Recorde-se que no centro da investigação da Operação Marquês estão os mais de 23 milhões de euros arrecadados por Carlos Santos Silva, amigo de infância de José Sócrates, na Suíça, sendo que o mesmo transferiu para Portugal – no ano de 2004 e no período compreendido entre 2010 e 2011 – uma parcela do dinheiro que foi declarado, a nível fiscal, por Santos Silva, no âmbito dos Regimes Excecionais de Regularização Tributária I e II.

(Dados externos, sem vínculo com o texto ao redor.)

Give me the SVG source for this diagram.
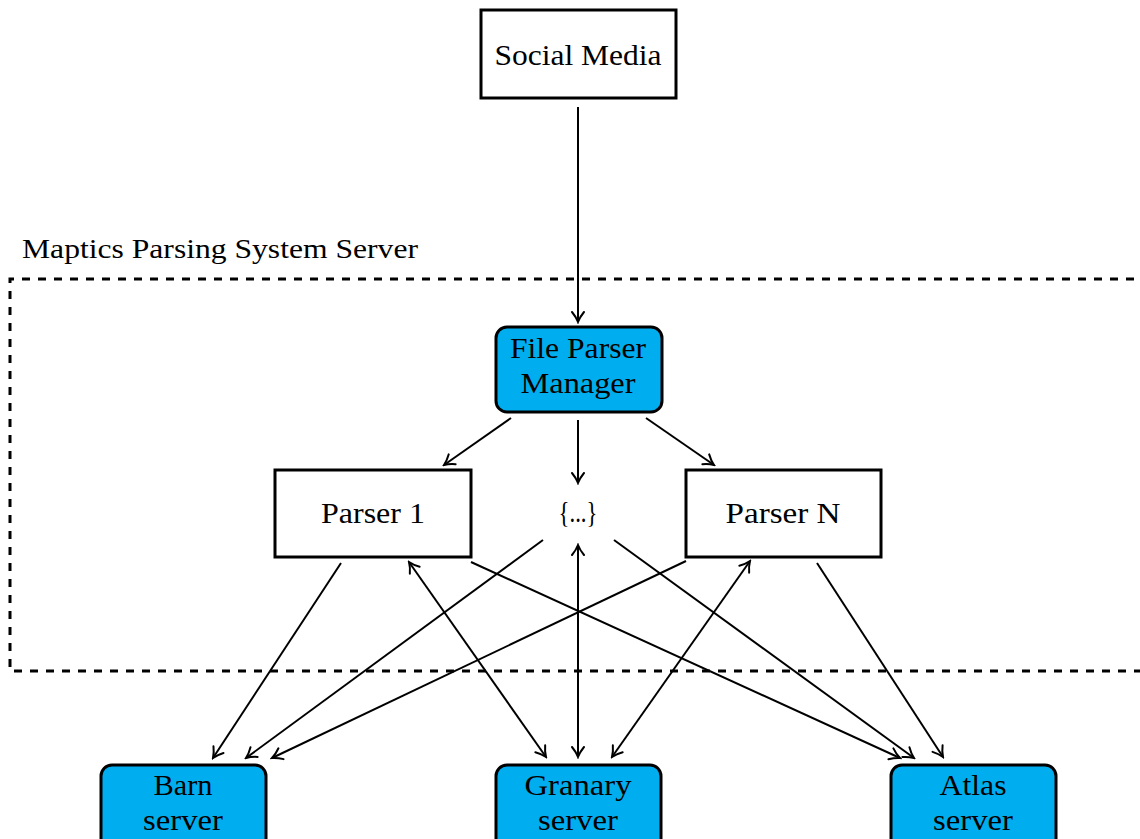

É importante destacar que, em nome de Sócrates, não foi detetada a receção direta de quantias com origem ilícita. Não obstante, o Ministério Público acredita que as contas criadas por Santos Silva em nomes de offshores são fruto da corrupção do amigo de infância por variados motivos, como o facto do antigo primeiro-ministro pagar férias, despesas correntes, uma casa em Paris e até fazer empréstimos aos amigos com extrema facilidade. Negando ser proprietário dos mais de 23 milhões de euros, o antigo secretário de estado-adjunto do Ministério do Ambiente e Ministro do Ambiente e do Ordenamento do Território, no governo de António Guterres, esclareceu que recebera empréstimos de Santos Silva embora nunca tenha conseguido revelar o valor exato dos mesmos.

Tudo começou em 21 de novembro de 2014, quando José Sócrates foi detido por agentes da Autoridade Tributária e Aduaneira à chegada ao Aeroporto da Portela, quando regressava de Paris. Volvidos três anos, em março de 2017, o processo contava com 28 arguidos, 19 pessoas singulares e 9 coletivas. No rol de arguidos, constam nomes como o de José Sócrates – esteve nove meses em prisão preventiva e é acusado dos crimes de corrupção passiva de titular de cargo político, fraude fiscal qualificada, branqueamento de capitais e falsificação de documento – João Perna – motorista do antigo primeiro-ministro, que executava a função de “ponte” entre Carlos Santos Silva e o então governante, transportando envelopes com dinheiro e recebendo igualmente quantias nas suas contas bancárias. Foi acusado dos crimes de branqueamento de capitais e detenção de arma proibida – e Gonçalo Trindade Ferreira – advogado que trabalhava com Carlos Santos Silva e foi acusado dos crimes de branqueamento de capitais e falsificação de documentos.